What The Left-Leaning Coverage Gets Right — And Gets Wrong
The Atlantic argues Trump "made inflation worse" through deliberate policy choices — tariffs, deficit spending, immigration restrictions. That case has real data behind it. Tariffs are inflationary by design. A $4+ trillion deficit expansion over the next decade puts more money in the system chasing the same goods. These are legitimate critiques.
But The Atlantic frames this almost entirely as a Trump character indictment, and buries the structural reality: the Fed held rates too low for too long, and that's a bipartisan failure going back years.
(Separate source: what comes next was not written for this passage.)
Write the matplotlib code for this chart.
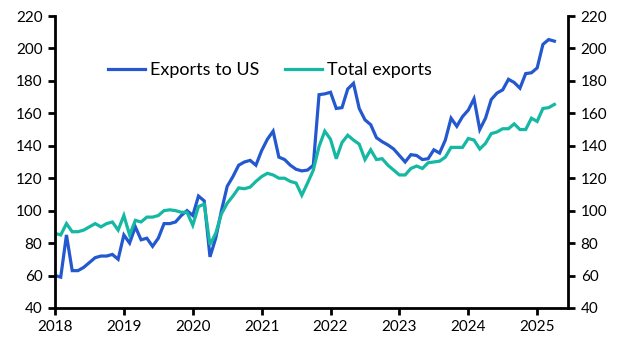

Jerome Powell — confirmed by both Trump and Biden — ran easy money through an inflationary surge. The magazine also leans on a Trump lawn quote to suggest he simply doesn't care about American finances. That's editorial framing dressed up as reporting.
The CNBC coverage is cleaner on the numbers. But it soft-pedals how much of this inflation picture is Iran War-driven versus policy-driven — a distinction that actually matters for what Warsh can do about it.
What This Means For You
If the bond market is right, mortgage rates stay high. Car loans stay expensive. Small business credit lines stay tight.
Warsh's first FOMC meeting will be a defining moment. Does he remove the easing bias? Does he signal hikes are possible? Does he push back against a president who wants cheap money?
Every American carrying debt — a mortgage, a car note, a credit card balance — has a direct stake in how that meeting goes.
Warsh inherited an inflation problem, a $6.7 trillion balance sheet, a vacant governor seat, and a president who doesn't want to hear the answer the data is giving him.